En los oscuros reductos de la mente de los descerebrados se generan sentimientos que repugnan a la inmensa mayoría. En algunos casos, su voz -por mor de las oscuridades del mundo que habitamos- es escuchada y difundida. Lo es porque el mal existe y está en nuestras vidas. Los cristianos hablamos del demonio, de sus encarnaciones y actuaciones, pero el modo de denominar o de señalar el mal es secundario, lo importante es asumir su presencia en la vida y en las relaciones de las personas: contar con ello.
Un diputado nacional llamaba "atropello" a la barbarie perpetrada en Barcelona. Para el interfecto; al que es obligatorio respetar por haber sido elegido por un considerable número de españoles, en calidad de representante en la más altas estancias del Estado; lo sucedido no es mucho más que un accidente de carretera -tal vez provocado, pero accidente- o la de un imprevisible viario en el que un vehículo invade la calzada y atropella a unos viandantes que tuvieron la mala fortuna de andar por allí. He ahí el mal; en esa actitud. En ese decir anida el mal tanto como en la acción criminal, que para nuestro diputado es un atropello.

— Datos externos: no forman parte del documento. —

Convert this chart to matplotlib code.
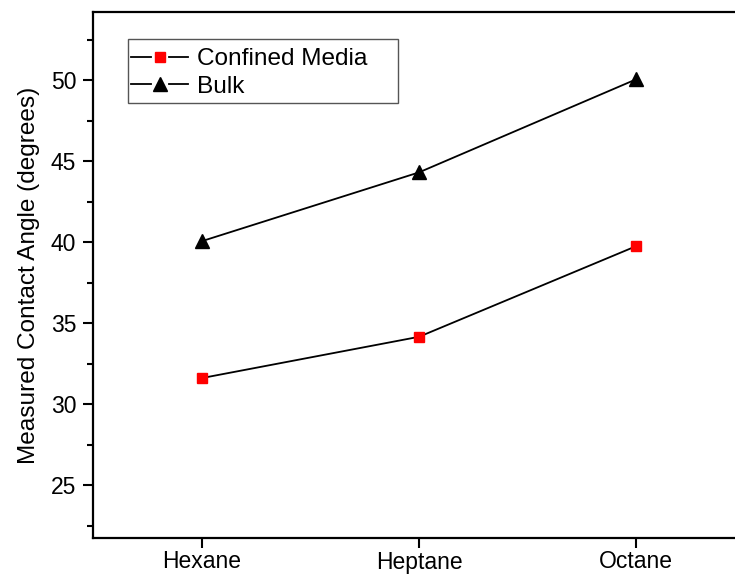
import matplotlib
matplotlib.use("Agg")
import matplotlib.pyplot as plt
from matplotlib.ticker import MultipleLocator
from matplotlib.legend_handler import HandlerBase
from matplotlib.lines import Line2D
from matplotlib.patches import Rectangle

plt.rcParams['font.family'] = ['Liberation Sans', 'DejaVu Sans']

solvents = ["Hexane", "Heptane", "Octane"]
confined = [31.6, 34.15, 39.75]
bulk = [40.05, 44.3, 50.05]


class HandlerOrigin(HandlerBase):
    def create_artists(self, legend, orig_handle, xdescent, ydescent,
                       width, height, fontsize, trans):
        y = height / 2 - ydescent
        gap = width * 0.16
        mid = width / 2 - xdescent
        l1 = Line2D([-xdescent, mid - gap], [y, y], color=orig_handle.get_color(),
                    lw=orig_handle.get_linewidth())
        l2 = Line2D([mid + gap, width - xdescent], [y, y], color=orig_handle.get_color(),
                    lw=orig_handle.get_linewidth())
        m = Line2D([mid], [y], linestyle='none', marker=orig_handle.get_marker(),
                   markersize=orig_handle.get_markersize(),
                   markerfacecolor=orig_handle.get_markerfacecolor(),
                   markeredgecolor=orig_handle.get_markeredgecolor())
        for a in (l1, l2, m):
            a.set_transform(trans)
        return [l1, l2, m]


fig = plt.figure(figsize=(7.35, 5.75), dpi=100)
W, H = 735, 575
left, right, top, bottom = 93, 745, 12, 538
ax = fig.add_axes([left / W, 1 - bottom / H, (right - left) / W, (bottom - top) / H])

x = list(range(len(solvents)))
ax.plot(x, confined, color='black', lw=1.3, marker='s', markersize=7,
        markerfacecolor='red', markeredgecolor='red', label='Confined Media')
ax.plot(x, bulk, color='black', lw=1.3, marker='^', markersize=10,
        markerfacecolor='black', markeredgecolor='black', label='Bulk')

ax.set_xlim(-0.5, 2.5)
ax.set_ylim(21.73, 54.2)
ax.set_xticks(x)
ax.set_xticklabels(solvents)
ax.yaxis.set_major_locator(MultipleLocator(5))
ax.yaxis.set_minor_locator(MultipleLocator(2.5))
ax.tick_params(axis='both', which='major', direction='out', length=7, width=1.5,
               labelsize=16.5)
ax.tick_params(axis='y', which='major', pad=5)
ax.tick_params(axis='x', which='major', pad=2)
ax.tick_params(axis='y', which='minor', direction='out', length=4.5, width=1.5)
for s in ax.spines.values():
    s.set_linewidth(1.6)

ax.set_ylabel('Measured Contact Angle (degrees)', fontsize=17.6, labelpad=8)

# legend frame (Origin style, fixed box)
fig.patches.append(Rectangle((128 / W, 1 - 103 / H), (398 - 128) / W, (103 - 39) / H,
                             transform=fig.transFigure, fill=False,
                             edgecolor='#555555', linewidth=1.0, zorder=5))

leg = ax.legend(loc='upper left',
                bbox_to_anchor=((131 - left) / (right - left), 1 - (48 - top) / (bottom - top)),
                fontsize=17.6, frameon=False, handlelength=2.35,
                borderpad=0, labelspacing=0.22, handletextpad=0.33, borderaxespad=0,
                handler_map={Line2D: HandlerOrigin()})

fig.savefig('out.png', dpi=100)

Si nos pusiéramos a especular sin hacer ascos a la teoría de la conspiración -hay muchos análisis serios sobre el asunto- deduciríamos que los muertos y los heridos de Barcelona, toda esa gente inocente, no cuentan para nada, no tienen la menor importancia. Las lecturas son tan variadas y verosímiles que nos permitirían componer un tratado sobre los múltiples intereses mezquinos que se benefician de la tragedia, en el que ni siquiera los actores -vivos o muertos- tienen algún valor; son instrumentos, como lo son los damnificados y sus próximos, para unos fines a cuyos detalles sólo tienen acceso sus promotores.
Nunca sabrá el personal de a pie cuál es la verdadera razón de la masacre de Barcelona; ni de cualquier otra. Todas las explicaciones son poco más que descriptivas, y cada una de ellas trata de inducir una idea subliminal conveniente para el emisor. El mal es recurrido y los malos se sirven de sus efectos. Si nos pusiéramos a ello -y hay quien se pone- llegaríamos a conclusiones que nos repugnarían mucho más que la lectura espontánea de lo ocurrido, que unos y otros declaman para que reconciliemos el sueño. No nos queda más que, a modo de refugio, admirar la actitud desplegada en todo el mundo con las víctimas. Sin entrar en disquisiciones.